Dataset items
<<<<
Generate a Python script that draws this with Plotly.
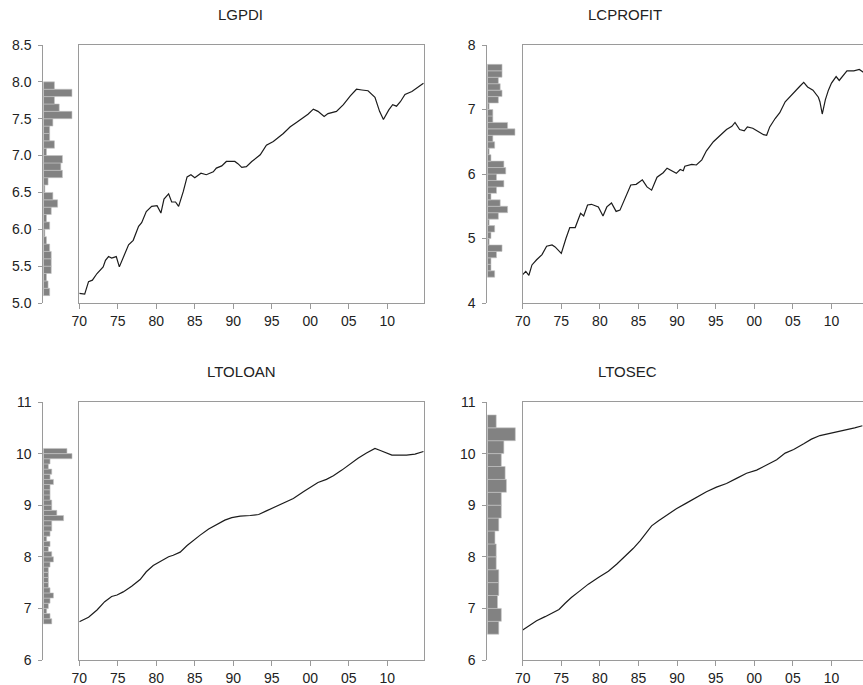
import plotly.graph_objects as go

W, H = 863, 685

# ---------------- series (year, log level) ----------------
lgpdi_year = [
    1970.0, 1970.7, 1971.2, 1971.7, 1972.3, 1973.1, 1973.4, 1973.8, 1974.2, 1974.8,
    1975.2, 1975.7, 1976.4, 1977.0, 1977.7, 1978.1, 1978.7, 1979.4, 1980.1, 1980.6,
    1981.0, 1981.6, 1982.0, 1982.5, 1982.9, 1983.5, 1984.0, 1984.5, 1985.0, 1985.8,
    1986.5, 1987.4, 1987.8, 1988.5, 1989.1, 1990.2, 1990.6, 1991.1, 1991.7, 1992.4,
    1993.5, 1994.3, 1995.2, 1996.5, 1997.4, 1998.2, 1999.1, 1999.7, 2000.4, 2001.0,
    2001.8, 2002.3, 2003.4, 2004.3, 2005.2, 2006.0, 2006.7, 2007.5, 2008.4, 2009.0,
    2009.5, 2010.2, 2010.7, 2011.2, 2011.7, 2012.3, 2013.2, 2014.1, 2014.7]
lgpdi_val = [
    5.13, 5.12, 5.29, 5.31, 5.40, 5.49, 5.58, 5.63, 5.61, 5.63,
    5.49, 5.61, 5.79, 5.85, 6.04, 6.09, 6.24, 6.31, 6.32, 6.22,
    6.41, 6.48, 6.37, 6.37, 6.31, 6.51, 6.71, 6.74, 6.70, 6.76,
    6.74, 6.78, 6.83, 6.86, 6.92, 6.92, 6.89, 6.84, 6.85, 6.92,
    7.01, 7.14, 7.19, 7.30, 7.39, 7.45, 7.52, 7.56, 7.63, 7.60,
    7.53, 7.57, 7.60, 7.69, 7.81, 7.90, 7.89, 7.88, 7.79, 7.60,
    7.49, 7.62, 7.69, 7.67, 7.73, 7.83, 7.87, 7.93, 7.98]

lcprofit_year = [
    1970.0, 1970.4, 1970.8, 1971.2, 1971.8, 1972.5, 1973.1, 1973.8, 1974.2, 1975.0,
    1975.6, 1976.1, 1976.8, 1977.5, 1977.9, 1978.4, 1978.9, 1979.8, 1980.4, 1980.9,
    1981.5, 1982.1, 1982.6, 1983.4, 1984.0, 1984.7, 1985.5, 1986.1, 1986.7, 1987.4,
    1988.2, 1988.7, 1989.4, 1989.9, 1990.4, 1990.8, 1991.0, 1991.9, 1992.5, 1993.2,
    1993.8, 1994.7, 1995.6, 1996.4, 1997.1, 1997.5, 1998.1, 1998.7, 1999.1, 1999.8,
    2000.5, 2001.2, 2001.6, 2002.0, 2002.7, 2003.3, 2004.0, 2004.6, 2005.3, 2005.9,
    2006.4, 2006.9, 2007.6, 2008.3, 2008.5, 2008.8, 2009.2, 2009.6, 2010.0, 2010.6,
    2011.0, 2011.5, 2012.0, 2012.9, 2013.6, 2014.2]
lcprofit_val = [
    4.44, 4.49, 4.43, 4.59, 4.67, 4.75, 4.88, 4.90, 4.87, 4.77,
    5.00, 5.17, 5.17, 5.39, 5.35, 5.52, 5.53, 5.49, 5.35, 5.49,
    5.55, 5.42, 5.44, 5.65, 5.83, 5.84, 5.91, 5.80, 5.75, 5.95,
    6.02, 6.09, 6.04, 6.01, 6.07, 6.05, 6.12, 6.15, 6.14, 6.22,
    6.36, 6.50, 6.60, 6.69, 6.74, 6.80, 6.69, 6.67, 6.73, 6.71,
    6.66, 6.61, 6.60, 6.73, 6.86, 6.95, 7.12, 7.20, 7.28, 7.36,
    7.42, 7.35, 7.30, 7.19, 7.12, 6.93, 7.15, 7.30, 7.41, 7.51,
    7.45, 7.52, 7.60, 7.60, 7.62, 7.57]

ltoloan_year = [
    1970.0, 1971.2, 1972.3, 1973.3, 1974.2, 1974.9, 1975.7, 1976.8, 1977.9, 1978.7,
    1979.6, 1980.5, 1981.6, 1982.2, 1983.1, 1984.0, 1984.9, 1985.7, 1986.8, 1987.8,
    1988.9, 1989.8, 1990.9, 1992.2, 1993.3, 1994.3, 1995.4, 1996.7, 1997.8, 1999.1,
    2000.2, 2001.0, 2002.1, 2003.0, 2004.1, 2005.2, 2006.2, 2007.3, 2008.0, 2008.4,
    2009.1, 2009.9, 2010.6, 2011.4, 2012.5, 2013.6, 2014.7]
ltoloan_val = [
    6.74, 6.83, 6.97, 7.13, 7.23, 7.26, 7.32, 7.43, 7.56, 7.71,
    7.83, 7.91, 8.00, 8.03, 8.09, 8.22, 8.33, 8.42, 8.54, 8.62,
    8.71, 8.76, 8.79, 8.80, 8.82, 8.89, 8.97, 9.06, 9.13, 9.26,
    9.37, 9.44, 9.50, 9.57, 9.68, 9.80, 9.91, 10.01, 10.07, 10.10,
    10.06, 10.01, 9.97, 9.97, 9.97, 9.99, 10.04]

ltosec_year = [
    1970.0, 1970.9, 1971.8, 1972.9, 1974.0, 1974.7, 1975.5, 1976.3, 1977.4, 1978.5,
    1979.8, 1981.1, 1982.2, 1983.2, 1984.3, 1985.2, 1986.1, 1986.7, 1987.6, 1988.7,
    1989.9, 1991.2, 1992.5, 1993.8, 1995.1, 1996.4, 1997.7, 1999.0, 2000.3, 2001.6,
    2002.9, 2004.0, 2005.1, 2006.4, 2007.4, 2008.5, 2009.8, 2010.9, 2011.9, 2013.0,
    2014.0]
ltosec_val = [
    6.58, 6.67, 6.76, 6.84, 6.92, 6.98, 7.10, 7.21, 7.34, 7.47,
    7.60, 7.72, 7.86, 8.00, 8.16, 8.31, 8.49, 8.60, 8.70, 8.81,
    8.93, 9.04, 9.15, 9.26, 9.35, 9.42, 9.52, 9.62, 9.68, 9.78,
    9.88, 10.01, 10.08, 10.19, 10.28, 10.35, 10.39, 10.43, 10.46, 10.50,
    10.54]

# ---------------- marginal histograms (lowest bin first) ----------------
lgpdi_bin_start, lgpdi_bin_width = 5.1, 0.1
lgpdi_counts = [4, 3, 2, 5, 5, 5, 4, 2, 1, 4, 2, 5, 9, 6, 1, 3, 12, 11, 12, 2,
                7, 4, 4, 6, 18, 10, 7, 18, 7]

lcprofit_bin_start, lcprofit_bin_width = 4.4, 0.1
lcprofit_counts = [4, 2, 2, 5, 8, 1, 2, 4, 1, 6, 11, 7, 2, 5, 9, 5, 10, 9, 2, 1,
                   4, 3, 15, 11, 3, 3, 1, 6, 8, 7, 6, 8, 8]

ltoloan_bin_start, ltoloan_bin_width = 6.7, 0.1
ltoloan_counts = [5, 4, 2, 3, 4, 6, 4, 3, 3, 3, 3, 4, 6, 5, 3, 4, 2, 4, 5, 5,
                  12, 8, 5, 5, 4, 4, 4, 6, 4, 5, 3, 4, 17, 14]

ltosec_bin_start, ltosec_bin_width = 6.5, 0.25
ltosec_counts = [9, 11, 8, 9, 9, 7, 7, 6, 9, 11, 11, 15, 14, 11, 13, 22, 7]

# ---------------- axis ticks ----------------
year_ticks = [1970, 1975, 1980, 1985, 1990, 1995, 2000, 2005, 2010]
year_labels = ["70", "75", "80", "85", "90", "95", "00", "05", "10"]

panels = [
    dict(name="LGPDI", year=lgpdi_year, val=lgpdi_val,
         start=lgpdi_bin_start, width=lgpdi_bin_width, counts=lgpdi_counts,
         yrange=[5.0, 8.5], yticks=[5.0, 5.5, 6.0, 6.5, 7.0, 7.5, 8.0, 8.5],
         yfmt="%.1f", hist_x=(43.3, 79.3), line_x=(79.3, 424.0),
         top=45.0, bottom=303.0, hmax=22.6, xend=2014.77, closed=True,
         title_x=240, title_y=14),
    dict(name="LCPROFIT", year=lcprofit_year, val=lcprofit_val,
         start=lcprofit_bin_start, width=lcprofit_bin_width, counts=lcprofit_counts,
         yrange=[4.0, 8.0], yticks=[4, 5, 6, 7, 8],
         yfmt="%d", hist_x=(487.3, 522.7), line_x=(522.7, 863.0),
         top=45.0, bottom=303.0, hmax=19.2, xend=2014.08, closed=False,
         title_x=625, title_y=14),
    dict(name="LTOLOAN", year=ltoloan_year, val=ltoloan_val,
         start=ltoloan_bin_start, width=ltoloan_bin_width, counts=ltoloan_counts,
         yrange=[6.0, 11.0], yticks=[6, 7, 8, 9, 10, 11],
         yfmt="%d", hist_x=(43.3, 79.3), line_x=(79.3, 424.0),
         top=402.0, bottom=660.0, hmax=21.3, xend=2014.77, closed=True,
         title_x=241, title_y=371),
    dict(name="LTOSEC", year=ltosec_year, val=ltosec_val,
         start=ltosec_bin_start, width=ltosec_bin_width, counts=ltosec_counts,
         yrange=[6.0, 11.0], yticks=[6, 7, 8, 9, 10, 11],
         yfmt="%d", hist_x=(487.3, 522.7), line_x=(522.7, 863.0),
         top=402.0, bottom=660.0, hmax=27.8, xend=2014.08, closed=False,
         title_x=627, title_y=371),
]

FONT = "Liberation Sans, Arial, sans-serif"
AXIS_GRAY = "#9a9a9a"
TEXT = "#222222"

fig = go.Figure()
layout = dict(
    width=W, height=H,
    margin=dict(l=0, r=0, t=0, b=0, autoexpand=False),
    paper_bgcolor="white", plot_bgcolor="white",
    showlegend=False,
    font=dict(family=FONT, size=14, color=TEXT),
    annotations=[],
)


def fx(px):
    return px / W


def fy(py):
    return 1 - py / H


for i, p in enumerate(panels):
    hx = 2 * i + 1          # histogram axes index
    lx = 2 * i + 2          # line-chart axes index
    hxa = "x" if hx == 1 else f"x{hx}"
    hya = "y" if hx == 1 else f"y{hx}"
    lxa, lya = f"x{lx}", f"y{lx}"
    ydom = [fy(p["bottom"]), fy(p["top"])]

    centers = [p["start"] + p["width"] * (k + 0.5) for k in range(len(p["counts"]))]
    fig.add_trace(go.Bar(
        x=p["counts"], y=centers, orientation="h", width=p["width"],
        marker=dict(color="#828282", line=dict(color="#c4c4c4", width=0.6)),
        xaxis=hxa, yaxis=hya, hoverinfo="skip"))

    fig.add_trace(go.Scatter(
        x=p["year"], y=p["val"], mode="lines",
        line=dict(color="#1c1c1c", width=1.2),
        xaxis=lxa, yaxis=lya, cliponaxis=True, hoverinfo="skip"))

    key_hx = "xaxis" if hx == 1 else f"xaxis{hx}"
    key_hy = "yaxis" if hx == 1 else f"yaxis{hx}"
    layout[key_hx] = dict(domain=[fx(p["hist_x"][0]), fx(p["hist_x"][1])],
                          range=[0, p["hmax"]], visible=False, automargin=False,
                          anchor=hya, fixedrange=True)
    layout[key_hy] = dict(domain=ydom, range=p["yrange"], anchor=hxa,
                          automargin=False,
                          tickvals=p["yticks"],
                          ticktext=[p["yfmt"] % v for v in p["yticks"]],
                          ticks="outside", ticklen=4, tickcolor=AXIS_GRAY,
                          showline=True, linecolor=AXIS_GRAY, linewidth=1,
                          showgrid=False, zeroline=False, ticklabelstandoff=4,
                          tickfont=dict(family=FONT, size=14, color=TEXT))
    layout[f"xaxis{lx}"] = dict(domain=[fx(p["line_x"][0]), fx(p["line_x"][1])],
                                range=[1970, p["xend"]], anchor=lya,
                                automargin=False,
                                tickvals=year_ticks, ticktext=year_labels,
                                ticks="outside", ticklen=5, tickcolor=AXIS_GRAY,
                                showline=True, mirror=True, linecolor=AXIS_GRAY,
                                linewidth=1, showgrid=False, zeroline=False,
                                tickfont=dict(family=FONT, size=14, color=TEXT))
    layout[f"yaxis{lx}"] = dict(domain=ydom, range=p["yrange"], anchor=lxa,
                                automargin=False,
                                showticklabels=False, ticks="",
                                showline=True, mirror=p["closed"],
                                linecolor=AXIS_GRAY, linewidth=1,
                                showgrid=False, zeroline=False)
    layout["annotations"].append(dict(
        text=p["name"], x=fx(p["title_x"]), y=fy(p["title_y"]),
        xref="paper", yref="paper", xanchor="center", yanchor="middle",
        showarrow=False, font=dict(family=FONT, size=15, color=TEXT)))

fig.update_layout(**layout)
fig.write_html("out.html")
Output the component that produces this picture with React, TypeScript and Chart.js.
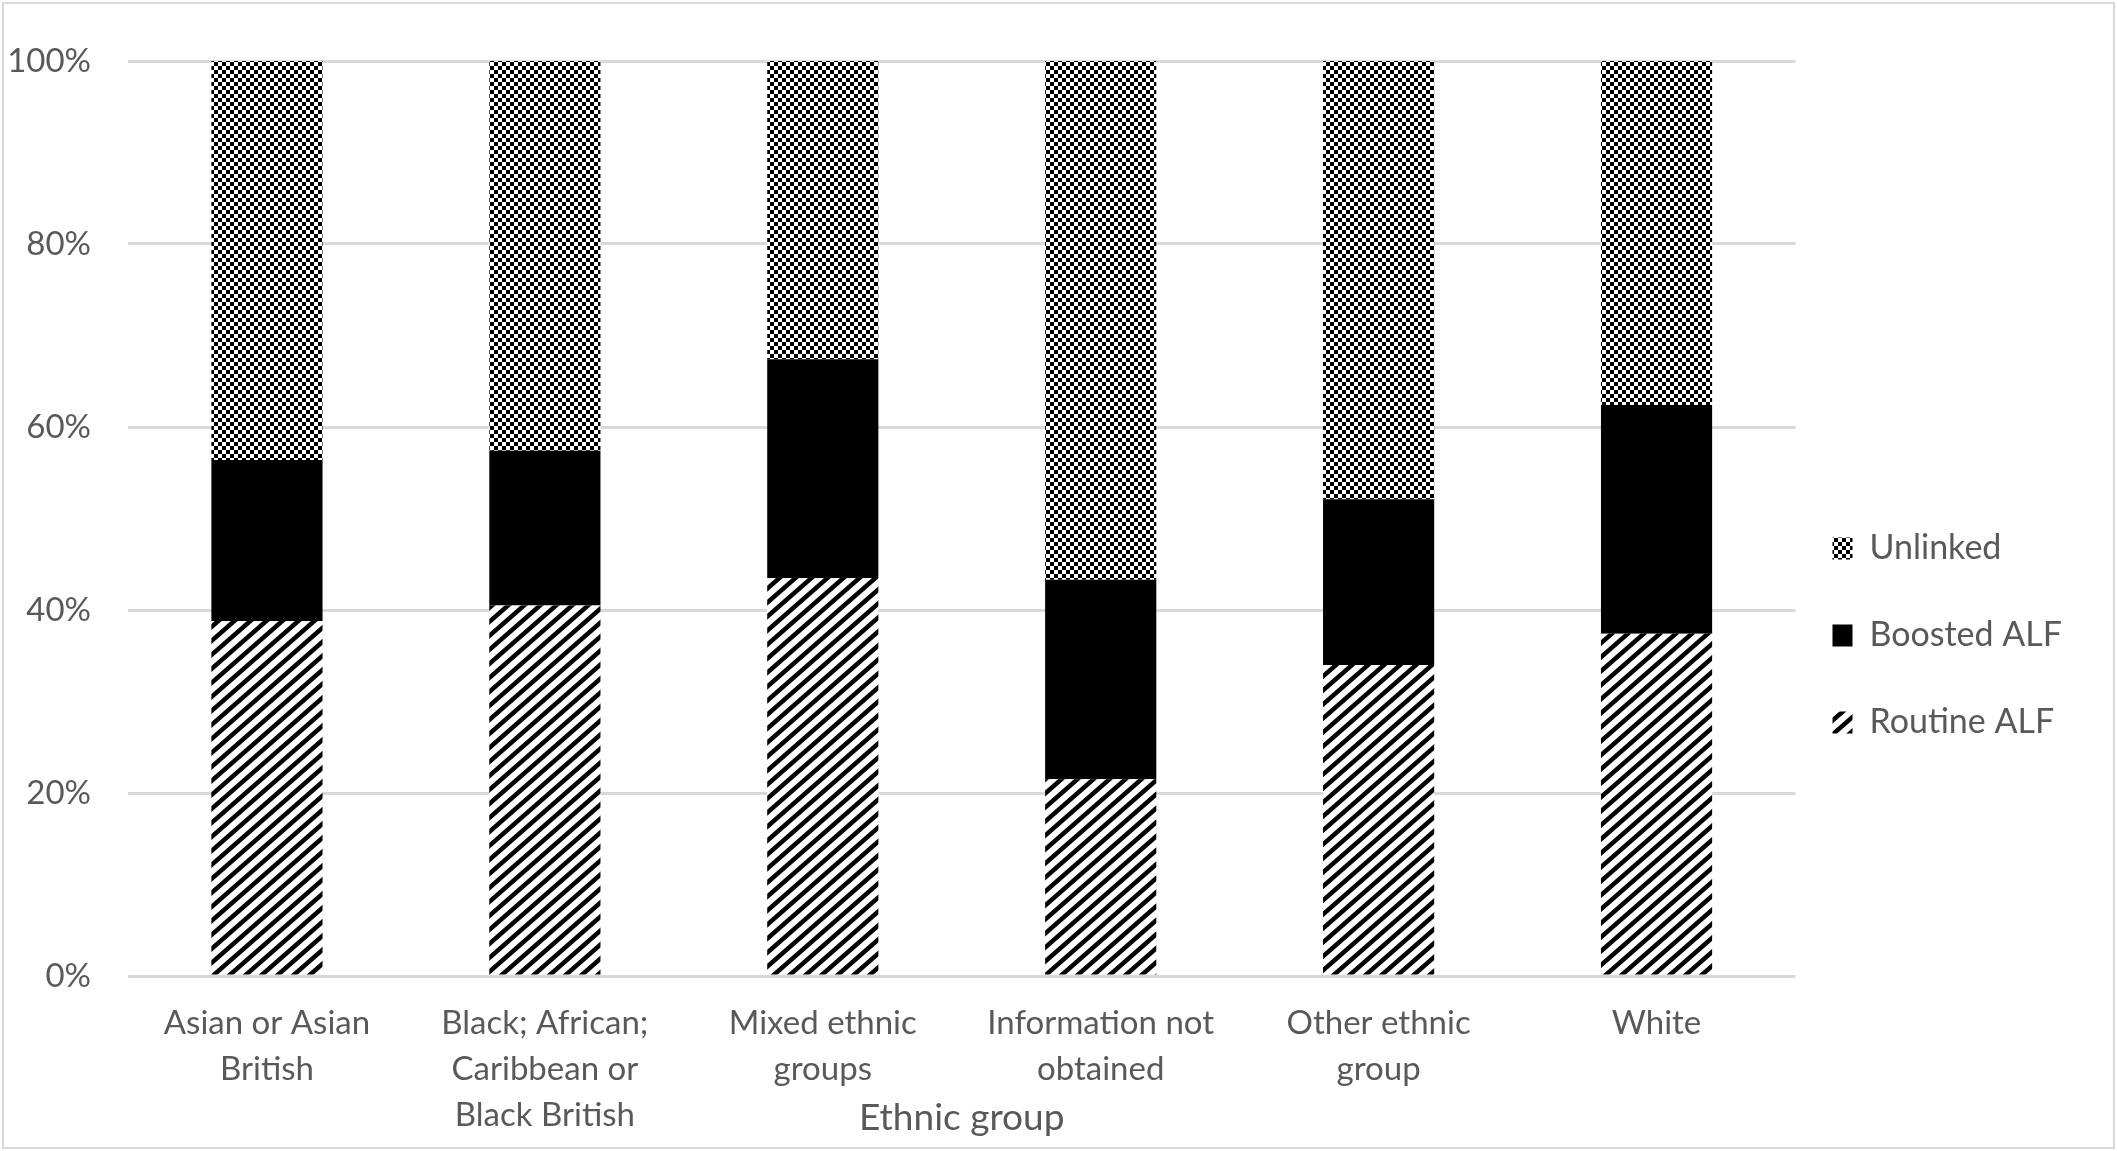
>>>>
◆ WHAT YOU NEED TO DO ◆
Emit the lines of the material exactly, from its first line to the line containing "W, H = 863, 685", inclusive; leave every picture out.

◆ WRITTEN SOLUTION ◆
Generate a Python script that draws this with Plotly.
import plotly.graph_objects as go

W, H = 863, 685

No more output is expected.